2024 AIChE Annual Meeting

(670a) Organic Structure-Directing Agents Influence Thermodynamics of Al Substitution in CHA

Authors

Alexander Hoffman - Presenter, University of Florida
Mingrou Xie, Imperial College London
Cecilia Paris, Instituto de Tecnologia Quimica
Manuel Moliner, ITQ (CSIC-UPV)
Rafael Gomez-Bombarelli, Massachusetts Institute of Technology
Zeolites are porous aluminosilicate materials that are commonly used as catalysts. Substituting Al3+ for Si4+ introduces a net anionic charge. This anionic charge can be balanced by H+ to produce a Brønsted acid site, among other cations. Changing the distribution of framework Al in zeolites can change turnover rates (per H+) for some reactions [1, 2]. Despite the role of Al distributions in catalysis, the factors that govern it are not fully understood. Recent findings showed that the relative stability of the crystallographic position of the Al in a framework and a sum of coulombic interactions between cationic organic structure-directing agents (OSDAs) and Al influenced Al placement [3]. Here, we enumerate all unique Al arrangements in CHA zeolites for Si/Al=5–35 (1–6 Al substitutions in a 36 T-atom unit cell).

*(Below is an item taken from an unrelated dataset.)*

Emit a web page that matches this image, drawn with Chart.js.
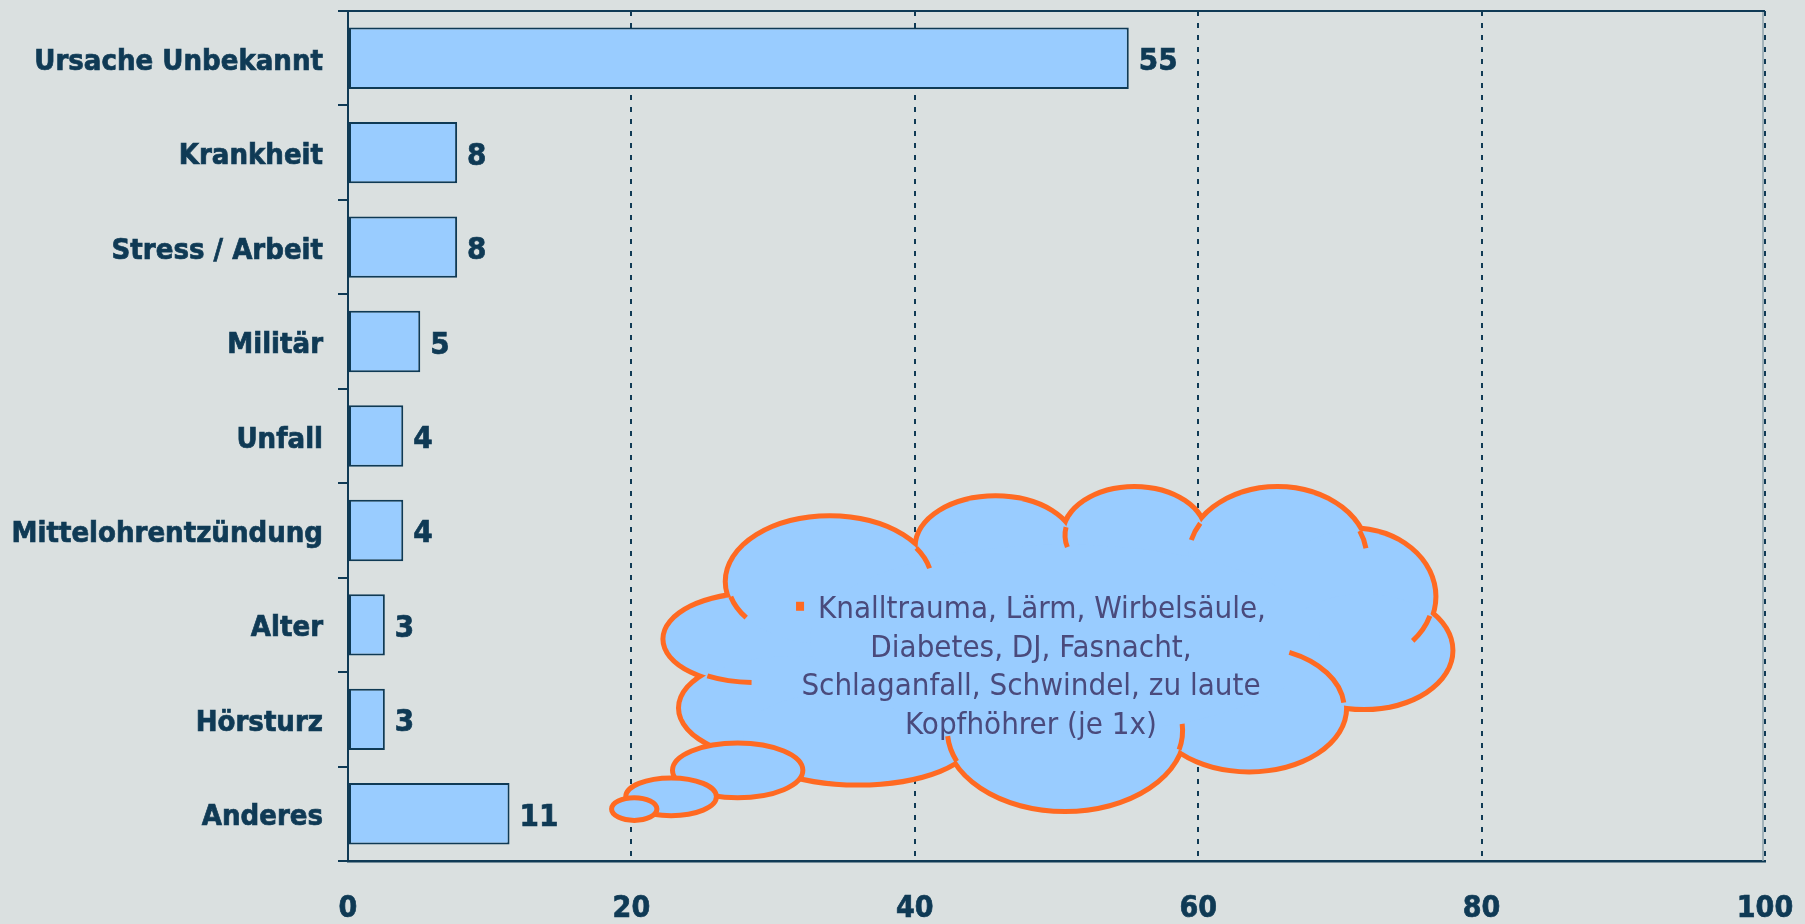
<!DOCTYPE html>
<html>
<head>
<meta charset="utf-8">
<script src="https://cdn.jsdelivr.net/npm/chart.js@4.4.0/dist/chart.umd.min.js"></script>
<style>
    html, body { margin: 0; padding: 0; background: #dae0e0; }
    #wrap { width: 1805px; height: 924px; position: relative; }
</style>
</head>
<body>
<div id="wrap"><canvas id="causeChart"></canvas></div>
<script>
// Ursachen (Anteil in %)
const categories = ['Ursache Unbekannt', 'Krankheit', 'Stress / Arbeit', 'Militär', 'Unfall',
    'Mittelohrentzündung', 'Alter', 'Hörsturz', 'Anderes'];
const shares = [55.1, 7.7, 7.7, 5.1, 3.9, 3.9, 2.6, 2.6, 11.4];
const xTicks = [0, 20, 40, 60, 80, 100];
const noteLines = ['Knalltrauma, Lärm, Wirbelsäule,', 'Diabetes, DJ, Fasnacht,',
    'Schlaganfall, Schwindel, zu laute', 'Kopfhöhrer (je 1x)'];

const NAVY = '#0f3a55';
const BAR = '#99ccff';
const ORANGE = '#ff6a22';
const NOTE_TEXT = '#4a4a7c';
const FONT = '"DejaVu Sans Condensed", "DejaVu Sans", Tahoma, sans-serif';

// cloud shape in axis units: [value, category index, radius value, radius category]
const cloudLobes = [
    [28.7, 6.15, 6.3, 0.46],
    [31.5, 6.88, 8.0, 0.55],
    [34.0, 5.54, 7.2, 0.67],
    [45.7, 5.17, 5.5, 0.51],
    [55.5, 5.05, 4.9, 0.49],
    [65.6, 5.29, 6.3, 0.73],
    [70.9, 5.70, 5.7, 0.70],
    [71.7, 6.27, 6.1, 0.60],
    [63.6, 6.88, 6.7, 0.65],
    [50.6, 7.12, 8.3, 0.83],
    [36.0, 7.18, 8.1, 0.49]
];
const cloudCore = [50.6, 6.15, 18.0, 1.0];
// inner arc pieces: [lobe, start deg, end deg]
const cloudArcs = [
    [2, 145, 166], [2, -32, -12], [4, 165, 190], [5, 195, 210], [5, -23, -8],
    [6, 17, 42], [8, -65, -5], [9, -5, 14], [9, 157, 176], [0, 92, 122]
];
const cloudBubbles = [
    [27.5, 7.54, 4.6, 0.29],
    [22.8, 7.82, 3.2, 0.20],
    [20.2, 7.95, 1.6, 0.12]
];

const framePlugin = {
    id: 'frame',
    afterDraw(chart) {
        const { ctx, chartArea: a } = chart;
        ctx.save();
        ctx.strokeStyle = '#8fa3ad';
        ctx.lineWidth = 1.5;
        ctx.beginPath();
        ctx.moveTo(a.right - 2, a.top);
        ctx.lineTo(a.right - 2, a.bottom);
        ctx.stroke();
        ctx.strokeStyle = NAVY;
        ctx.lineWidth = 2;
        ctx.beginPath();
        ctx.moveTo(a.left, a.top);
        ctx.lineTo(a.right, a.top);
        ctx.stroke();
        ctx.restore();
    }
};

const valueLabels = {
    id: 'valueLabels',
    afterDatasetsDraw(chart) {
        const { ctx } = chart;
        const meta = chart.getDatasetMeta(0);
        ctx.save();
        ctx.font = 'bold 31px ' + FONT;
        ctx.fillStyle = NAVY;
        ctx.strokeStyle = NAVY;
        ctx.lineWidth = 0.7;
        ctx.textBaseline = 'middle';
        meta.data.forEach((bar, i) => {
            const txt = String(Math.round(shares[i]));
            ctx.fillText(txt, bar.x + 10, bar.y + 4);
            ctx.strokeText(txt, bar.x + 10, bar.y + 4);
        });
        ctx.restore();
    }
};

const cloudPlugin = {
    id: 'cloud',
    afterDraw(chart) {
        const { ctx, scales: { x, y } } = chart;
        const kx = x.getPixelForValue(1) - x.getPixelForValue(0);
        const ky = y.getPixelForValue(1) - y.getPixelForValue(0);
        const rad = d => d * Math.PI / 180;
        const ell = (e, a0 = 0, a1 = 360) => {
            ctx.beginPath();
            ctx.ellipse(x.getPixelForValue(e[0]), y.getPixelForValue(e[1]),
                e[2] * kx, e[3] * ky, 0, rad(a0), rad(a1));
        };
        ctx.save();
        ctx.strokeStyle = ORANGE;
        ctx.fillStyle = BAR;
        // outline: wide stroke, then fill covers the inner half
        ctx.lineWidth = 10;
        cloudLobes.forEach(e => { ell(e); ctx.stroke(); });
        cloudLobes.forEach(e => { ell(e); ctx.fill(); });
        ell(cloudCore);
        ctx.fill();
        ctx.lineWidth = 5;
        cloudArcs.forEach(([i, a0, a1]) => { ell(cloudLobes[i], a0, a1); ctx.stroke(); });
        cloudBubbles.forEach(e => { ell(e); ctx.fill(); ctx.stroke(); });

        // note text
        ctx.font = '31px ' + FONT;
        ctx.fillStyle = NOTE_TEXT;
        ctx.textBaseline = 'middle';
        const cx = x.getPixelForValue(48.2);
        noteLines.forEach((line, i) => {
            const ly = y.getPixelForValue(5.84 + i * 0.41);
            const w = ctx.measureText(line).width;
            if (i === 0) {
                const total = w + 22;
                const sx = cx - total / 2;
                ctx.fillStyle = ORANGE;
                ctx.fillRect(sx, ly - 8, 8, 9);
                ctx.fillStyle = NOTE_TEXT;
                ctx.textAlign = 'left';
                ctx.fillText(line, sx + 22, ly);
            } else {
                ctx.textAlign = 'center';
                ctx.fillText(line, cx, ly);
            }
        });
        ctx.restore();
    }
};

new Chart(document.getElementById('causeChart'), {
    type: 'bar',
    data: {
        labels: categories,
        datasets: [{
            data: shares,
            backgroundColor: BAR,
            borderColor: NAVY,
            borderWidth: 2,
            borderSkipped: false,
            barPercentage: 0.65,
            categoryPercentage: 1
        }]
    },
    options: {
        indexAxis: 'y',
        responsive: true,
        maintainAspectRatio: false,
        animation: false,
        layout: { padding: { top: 11, right: 40, left: 0, bottom: 0 } },
        plugins: {
            legend: { display: false },
            tooltip: { enabled: false }
        },
        scales: {
            x: {
                min: 0,
                max: 100,
                afterBuildTicks: scale => { scale.ticks = xTicks.map(v => ({ value: v })); },
                afterFit: scale => {
                    scale.height = 63;
                    scale.paddingLeft = 0;
                    scale.paddingRight = 0;
                },
                ticks: {
                    color: NAVY,
                    padding: 30,
                    textStrokeColor: NAVY,
                    textStrokeWidth: 0.7,
                    font: { family: FONT, size: 30, weight: 'bold' }
                },
                grid: {
                    color: NAVY,
                    lineWidth: 2,
                    drawTicks: false
                },
                border: { color: NAVY, width: 2.5, dash: [5, 7] }
            },
            y: {
                afterFit: scale => {
                    scale.width = 348;
                    scale.paddingTop = 0;
                    scale.paddingBottom = 0;
                },
                ticks: {
                    color: NAVY,
                    padding: 15,
                    labelOffset: 4,
                    textStrokeColor: NAVY,
                    textStrokeWidth: 0.7,
                    font: { family: FONT, size: 29, weight: 'bold' }
                },
                grid: {
                    offset: true,
                    drawOnChartArea: false,
                    tickLength: 10,
                    color: NAVY,
                    lineWidth: 2
                },
                border: { color: NAVY, width: 2 }
            }
        }
    },
    plugins: [framePlugin, valueLabels, cloudPlugin]
});
</script>
</body>
</html>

There is only one symmetrically unique Al position in CHA, but the number of unique structures increases with each Al substitution (Fig. 1a). Therefore, Al positioning drastically alters the number of symmetrically equivalent structures even in high-symmetry frameworks and brute-force introduction of Al without removing duplicate structures can make rigorous computational studies combinatorically infeasible. We compute the energies of these arrangements with and without cationic OSDAs balancing framework anions using density functional theory (DFT). Energies of structures without OSDAs depend linearly on the sum of inverse Al-Al distances in the unit cell (Fig. 1b), indicating that predominantly coulombic interactions govern the relative stability of Al arrangements. Finally, we use these data and similar calculations with cationic OSDAs present to train a graph neural network model to evaluate the stabilities of Al arrangements with cations present without costly DFT calculations.

References

[1] Chem. Mater. 2016, 28, 2236–2247.

[2] ACS Catal. 2017, 7, 6663–6674.

[3] Chem. Mater. 2020, 32, 9277–9298.